Uric Dufrene, Ph.D., Interim Executive Vice Chancellor for Academic Affairs, Sanders Chair in Business, Indiana University Southeast
–All eyes on CPI Wednesday
The latest employment report should put a lid on any further rate increases by the Federal this year. The last BLS monthly report on the nation’s jobs picture showed another steady increase in payrolls, but the unemployment rate increased to 3.8%. An additional 187,000 jobs were added in August, while slower than the numbers produced last year, such a jump in payrolls would be considered quite healthy compared to historical norms. The Fed is striving for a cooling labor market, as evidenced by a higher unemployment rate, but also not putting the economy in a recession. A softening labor market should also bring more progress on the inflation front, helping meet the Fed’s dual mandate of stable prices and employment.
The other piece of music to the Fed’s ears came in the hourly earnings figures in the report. Average hourly earnings increased 4.3% over the year, and this was less than the consensus estimates. Slowing earnings will also serve as a headwind to higher inflation.
There was more good news as it relates to price pressures, and that came with the jump in the labor force. The nation’s labor force increased by 736,000 in August, driving an increase in the labor force participation rate to 62.8%. An expanding labor force increases the labor pool for employers, reducing wage pressures and contributing to softer price pressures.

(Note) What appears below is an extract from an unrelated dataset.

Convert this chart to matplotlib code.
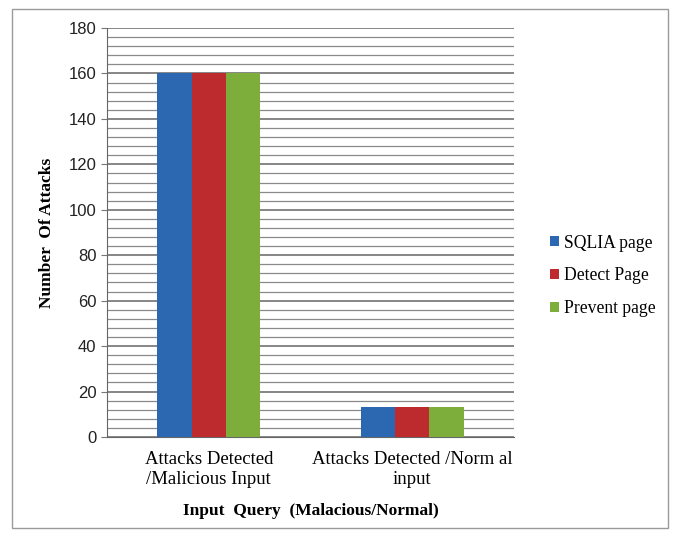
import matplotlib
matplotlib.use("Agg")
import matplotlib.pyplot as plt
import numpy as np
from matplotlib.patches import Rectangle

categories = ["Attacks Detected\n/Malicious Input", "Attacks Detected /Norm al\ninput"]
series_names = ["SQLIA page", "Detect Page", "Prevent page"]
sqlia = [160, 13]
detect = [160, 13]
prevent = [160, 13]
colors = ["#2C67B1", "#BE2B2E", "#7DAE3B"]
y_ticks = [0, 20, 40, 60, 80, 100, 120, 140, 160, 180]

fig = plt.figure(figsize=(6.77, 5.37), dpi=100)
fig.patches.append(Rectangle((12 / 677, 9 / 537), 656 / 677, 519 / 537,
                             transform=fig.transFigure, fill=False,
                             edgecolor="#9a9a9a", linewidth=1.0))
ax = fig.add_axes([107 / 677, 1 - 437 / 537, 407 / 677, 409 / 537])

x = np.arange(len(categories))
w = 0.169
for i, (vals, name) in enumerate(zip([sqlia, detect, prevent], series_names)):
    ax.bar(x + (i - 1) * w, vals, width=w, color=colors[i], label=name, zorder=3)

ax.set_xlim(-0.5, 1.5)
ax.set_ylim(0, 180)
ax.set_yticks(y_ticks)
ax.set_yticks(np.arange(0, 181, 4), minor=True)
ax.grid(axis="y", which="major", color="#666666", linewidth=1.1, zorder=0)
ax.grid(axis="y", which="minor", color="#8a8a8a", linewidth=0.9, zorder=0)
ax.tick_params(axis="y", which="minor", length=0)
ax.tick_params(axis="y", which="major", length=4, color="#777777",
               labelsize=12, labelcolor="#222222")
ax.tick_params(axis="x", length=0, pad=10)
ax.set_xticks(x)
ax.set_xticklabels(categories, family="Liberation Serif", fontsize=13.5,
                   linespacing=1.25)
for lab in ax.get_yticklabels():
    lab.set_family("Liberation Sans")
for s in ["top", "right"]:
    ax.spines[s].set_visible(False)
for s in ["left", "bottom"]:
    ax.spines[s].set_color("#666666")

ax.set_ylabel("Number  Of Attacks", family="Liberation Serif", fontweight="bold",
              fontsize=12.5, labelpad=10)
ax.set_xlabel("Input  Query  (Malacious/Normal)", family="Liberation Serif",
              fontweight="bold", fontsize=12.5, labelpad=11)

leg = fig.legend(loc="center left", bbox_to_anchor=(534 / 677, 1 - 276 / 537),
                 frameon=False, prop={"family": "Liberation Serif", "size": 12.7},
                 handlelength=0.5, handleheight=0.5, handletextpad=0.3,
                 labelspacing=0.9)

fig.savefig("out.png", dpi=100)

Finally, the previous month’s payroll increase was revised downward, from an initial 185,000 to 105,000, a number that signals a cooling labor market. Altogether, payrolls for the past two months were revised downward by 110,000, removing some of the steam from a previously hot labor market.

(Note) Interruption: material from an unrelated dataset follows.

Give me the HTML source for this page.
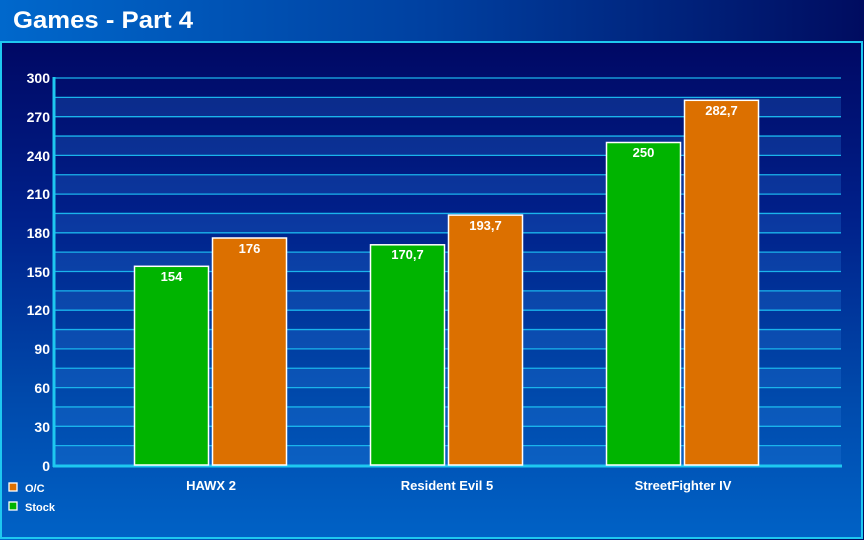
<!DOCTYPE html><html><head><style>body{margin:0}svg{display:block}text{font-family:"Liberation Sans",Arial,sans-serif;font-weight:bold;fill:#fff}</style></head><body>
<svg width="864" height="540" xmlns="http://www.w3.org/2000/svg">
<defs>
<linearGradient id="tb" x1="0" x2="1" y1="0" y2="0"><stop offset="0" stop-color="#0068cc"/><stop offset="0.5" stop-color="#0040a0"/><stop offset="1" stop-color="#000c60"/></linearGradient>
<linearGradient id="bg" x1="0" x2="0" y1="0" y2="1"><stop offset="0" stop-color="#000864"/><stop offset="0.35" stop-color="#00208a"/><stop offset="0.7" stop-color="#0048aa"/><stop offset="1" stop-color="#0062c6"/></linearGradient>
</defs>
<rect width="864" height="540" fill="url(#tb)"/>
<text x="13" y="28" font-size="24" textLength="180" lengthAdjust="spacingAndGlyphs">Games - Part 4</text>
<rect x="1" y="42" width="861" height="496" fill="url(#bg)" stroke="#1ec8f0" stroke-width="2"/>
<g fill="#2a7ee0" fill-opacity="0.25">
<rect x="55" y="97.35" width="786" height="19.35"/><rect x="55" y="136.05" width="786" height="19.35"/><rect x="55" y="174.75" width="786" height="19.35"/><rect x="55" y="213.45" width="786" height="19.35"/><rect x="55" y="252.15" width="786" height="19.35"/><rect x="55" y="290.85" width="786" height="19.35"/><rect x="55" y="329.55" width="786" height="19.35"/><rect x="55" y="368.25" width="786" height="19.35"/><rect x="55" y="406.95" width="786" height="19.35"/><rect x="55" y="445.65" width="786" height="19.35"/>
</g>
<g stroke="#1ab4ec" stroke-width="1.3">
<line x1="55" x2="841" y1="78" y2="78"/><line x1="55" x2="841" y1="97.35" y2="97.35"/><line x1="55" x2="841" y1="116.7" y2="116.7"/><line x1="55" x2="841" y1="136.05" y2="136.05"/><line x1="55" x2="841" y1="155.4" y2="155.4"/><line x1="55" x2="841" y1="174.75" y2="174.75"/><line x1="55" x2="841" y1="194.1" y2="194.1"/><line x1="55" x2="841" y1="213.45" y2="213.45"/><line x1="55" x2="841" y1="232.8" y2="232.8"/><line x1="55" x2="841" y1="252.15" y2="252.15"/><line x1="55" x2="841" y1="271.5" y2="271.5"/><line x1="55" x2="841" y1="290.85" y2="290.85"/><line x1="55" x2="841" y1="310.2" y2="310.2"/><line x1="55" x2="841" y1="329.55" y2="329.55"/><line x1="55" x2="841" y1="348.9" y2="348.9"/><line x1="55" x2="841" y1="368.25" y2="368.25"/><line x1="55" x2="841" y1="387.6" y2="387.6"/><line x1="55" x2="841" y1="406.95" y2="406.95"/><line x1="55" x2="841" y1="426.3" y2="426.3"/><line x1="55" x2="841" y1="445.65" y2="445.65"/>
</g>
<line x1="54" x2="54" y1="77" y2="467" stroke="#1ec8f0" stroke-width="3"/>
<line x1="53" x2="842" y1="466" y2="466" stroke="#1ec8f0" stroke-width="3"/>
<g font-size="14" text-anchor="end">
<text x="50" y="83">300</text><text x="50" y="122">270</text><text x="50" y="161">240</text><text x="50" y="199">210</text><text x="50" y="238">180</text><text x="50" y="277">150</text><text x="50" y="315">120</text><text x="50" y="354">90</text><text x="50" y="393">60</text><text x="50" y="432">30</text><text x="50" y="471">0</text>
</g>
<g stroke="#fff" stroke-width="1.5">
<rect x="134.5" y="266.3" width="74" height="198.7" fill="#00b400"/>
<rect x="212.5" y="238" width="74" height="227" fill="#dc7000"/>
<rect x="370.5" y="244.8" width="74" height="220.2" fill="#00b400"/>
<rect x="448.5" y="215.1" width="74" height="249.9" fill="#dc7000"/>
<rect x="606.5" y="142.5" width="74" height="322.5" fill="#00b400"/>
<rect x="684.5" y="100.3" width="74" height="364.7" fill="#dc7000"/>
</g>
<g font-size="13" text-anchor="middle">
<text x="171.5" y="281">154</text><text x="249.5" y="253">176</text>
<text x="407.5" y="259">170,7</text><text x="485.5" y="230">193,7</text>
<text x="643.5" y="157">250</text><text x="721.5" y="115">282,7</text>
<text x="211" y="490">HAWX 2</text><text x="447" y="490">Resident Evil 5</text><text x="683" y="490">StreetFighter IV</text>
</g>
<rect x="9" y="483" width="8" height="8" fill="#dc7000" stroke="#fff" stroke-width="1.3"/>
<rect x="9" y="502" width="8" height="8" fill="#00b400" stroke="#fff" stroke-width="1.3"/>
<g font-size="11"><text x="25" y="492">O/C</text><text x="25" y="511">Stock</text></g>
</svg></body></html>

With the most recent data, the economy is inching further along to a softer landing. Job creation continues, without significant spikes in the unemployment rate, and price pressures continue to subside. The latest ISM report on services showed a higher-than-expected result, pointing to strength in the services side of the economy. The most recent report on inflation, the PCE Deflator, and the Fed’s preferred inflation gauge, showed that inflation increased by just 2/10ths of a percent in July. On an annual basis, this puts inflation at 2.4%, close to the Fed’s goal of 2%. The Fed will likely keep rates on hold for their next meeting. An increase is not likely, but don’t expect the Fed to reduce rates for the rest of the year. All eyes will be on the CPI report out this Wednesday. FactSet consensus estimates point to a .6% monthly gain and 3.6% on an annual basis. Anything under these numbers will be met very favorably by equity markets. Anything higher, expect a turbulent day with stocks and bonds.

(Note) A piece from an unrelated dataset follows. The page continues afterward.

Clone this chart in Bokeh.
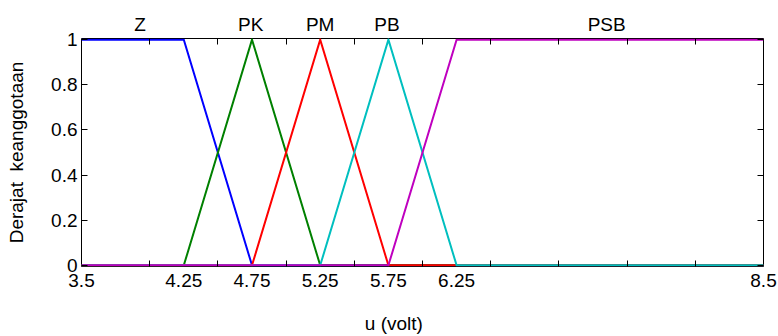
from bokeh.plotting import figure
from bokeh.models import Range1d, FixedTicker, LinearAxis
from bokeh.embed import file_html
from bokeh.resources import INLINE

# membership function vertices over the universe [3.5, 8.5]
names = ["Z", "PK", "PM", "PB", "PSB"]
z_x = [3.5, 4.25, 4.75, 8.5]
z_y = [1, 1, 0, 0]
pk_x = [3.5, 4.25, 4.75, 5.25, 8.5]
pk_y = [0, 0, 1, 0, 0]
pm_x = [3.5, 4.75, 5.25, 5.75, 8.5]
pm_y = [0, 0, 1, 0, 0]
pb_x = [3.5, 5.25, 5.75, 6.25, 8.5]
pb_y = [0, 0, 1, 0, 0]
psb_x = [3.5, 5.75, 6.25, 8.5]
psb_y = [0, 0, 1, 1]
label_x = [3.93, 4.74, 5.25, 5.74, 7.35]
x_tick_labels = [3.5, 4.25, 4.75, 5.25, 5.75, 6.25, 8.5]
x_minor_ticks = [4.0, 4.5, 5.0, 5.5, 6.0, 6.5, 7.0, 7.5, 8.0]
y_ticks = [0, 0.2, 0.4, 0.6, 0.8, 1.0]
x_title = "u (volt)"
x_title_pos = 5.79
y_title = "Derajat\u00a0 keanggotaan"

colors = ["#0000ff", "#008000", "#ff0000", "#00bfbf", "#bf00bf"]
FONT = "Liberation Sans"
FS = "19px"

p = figure(width=778, height=336, output_backend="svg", toolbar_location=None,
           x_range=Range1d(3.5, 8.5), y_range=Range1d(-0.005, 1.005),
           min_border_left=81, min_border_right=15, min_border_top=38, min_border_bottom=69,
           x_axis_location=None, y_axis_location=None)
p.grid.visible = False
p.outline_line_color = "black"
p.outline_line_width = 1
p.background_fill_color = "white"
p.border_fill_color = "white"

series = [(z_x, z_y), (pk_x, pk_y), (pm_x, pm_y), (pb_x, pb_y), (psb_x, psb_y)]
for (xs, ys), c in zip(series, colors):
    p.line(xs, ys, line_color=c, line_width=2, line_join="miter")


def style(ax):
    ax.axis_line_color = None
    ax.major_label_text_font = FONT
    ax.major_label_text_font_size = FS
    ax.major_label_text_color = "black"


# bottom: labelled values + unlabelled inward ticks (as minor ticks)
bottom = LinearAxis(ticker=FixedTicker(ticks=x_tick_labels, minor_ticks=x_minor_ticks))
style(bottom)
bottom.major_tick_in = 0
bottom.major_tick_out = 0
bottom.minor_tick_in = 6
bottom.minor_tick_out = 0
bottom.major_label_standoff = 7
bottom.major_label_overrides = {v: f"{v:g}" for v in x_tick_labels}
p.add_layout(bottom, "below")

# x title placed as a single labelled position below
xt = LinearAxis(ticker=FixedTicker(ticks=[x_title_pos], minor_ticks=[]))
style(xt)
xt.major_tick_in = 0
xt.major_tick_out = 0
xt.minor_tick_in = 0
xt.minor_tick_out = 0
xt.major_label_standoff = 23
xt.major_label_overrides = {x_title_pos: x_title}
p.add_layout(xt, "below")

# top: membership function names + inward ticks
top = LinearAxis(ticker=FixedTicker(ticks=label_x, minor_ticks=x_minor_ticks))
style(top)
top.major_tick_in = 0
top.major_tick_out = 0
top.minor_tick_in = 6
top.minor_tick_out = 0
top.major_label_standoff = 4
top.major_label_overrides = {v: n for v, n in zip(label_x, names)}
p.add_layout(top, "above")

left = LinearAxis(ticker=FixedTicker(ticks=y_ticks, minor_ticks=[]), axis_label=y_title)
style(left)
left.major_tick_in = 6
left.major_tick_out = 0
left.minor_tick_in = 0
left.minor_tick_out = 0
left.major_label_standoff = 4
left.axis_label_standoff = 21
left.axis_label_text_font = FONT
left.axis_label_text_font_size = FS
left.axis_label_text_font_style = "normal"
left.axis_label_text_color = "black"
left.major_label_overrides = {v: f"{v:g}" for v in y_ticks}
p.add_layout(left, "left")

right = LinearAxis(ticker=FixedTicker(ticks=y_ticks, minor_ticks=[]))
style(right)
right.major_tick_in = 6
right.major_tick_out = 0
right.minor_tick_in = 0
right.minor_tick_out = 0
right.major_label_standoff = 0
right.major_label_overrides = {v: "" for v in y_ticks}
p.add_layout(right, "right")

open("out.html", "w").write(file_html(p, INLINE))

Turning to Southern Indiana, the five Indiana counties of the Louisville Metro region gained close to 3,500 jobs in the first quarter, matching the quarterly average since the 3rd quarter of 2021. Average weekly wages notched another increase, moving to $998 a week, marking the highest wage level in Southern Indiana for any first quarter. The three leading industries based on job growth were health care and social services (+1,342), construction (+524) and retail trade (+415). Accommodation and food services notched another 380 payrolls; industry payrolls are about 1,200 higher than the level existed during the first quarter of 2020.
As a comparison to other metro areas across Indiana, this places Southern Indiana 2nd among metro areas with respect to payroll growth during the first quarter of 2023, and above the overall average of 1.5%. Payrolls across Southern Indiana grew by 3.1% over the year; west Lafayette had the highest growth in payrolls with 3.8%.
Two metro areas, Kokomo and Elkhart-Goshen, saw a decline in year-over-year payrolls. Elkhart-Goshen saw the largest percent decline, 5.5%, and an overall decline of 7,394. RV shipments are down considerably from last year, and the payroll numbers for Elkhart-Goshen likely reflect this shift in spending.
On the wage front, average weekly wages in Southern Indiana are 23.4% higher than the first quarter of 2020; average weekly wages have gone from $809 in 2020:Q1 to $998 in 2023:Q1. The largest absolute increase occurred in the professional, scientific, and technical services industry, increasing by $311 since 2020:Q1. Other notable increases since 2020 are in transportation and warehousing (+$289), wholesale trade (+$262) and information (+$243).
We’ll likely see no change in Fed rates for the rest of the year, and any recession is now postponed to 2024. Perhaps the economy will miss one altogether. It is too early to definitively make that call, but 2023 continues to set the economy up for a softer landing in 2024.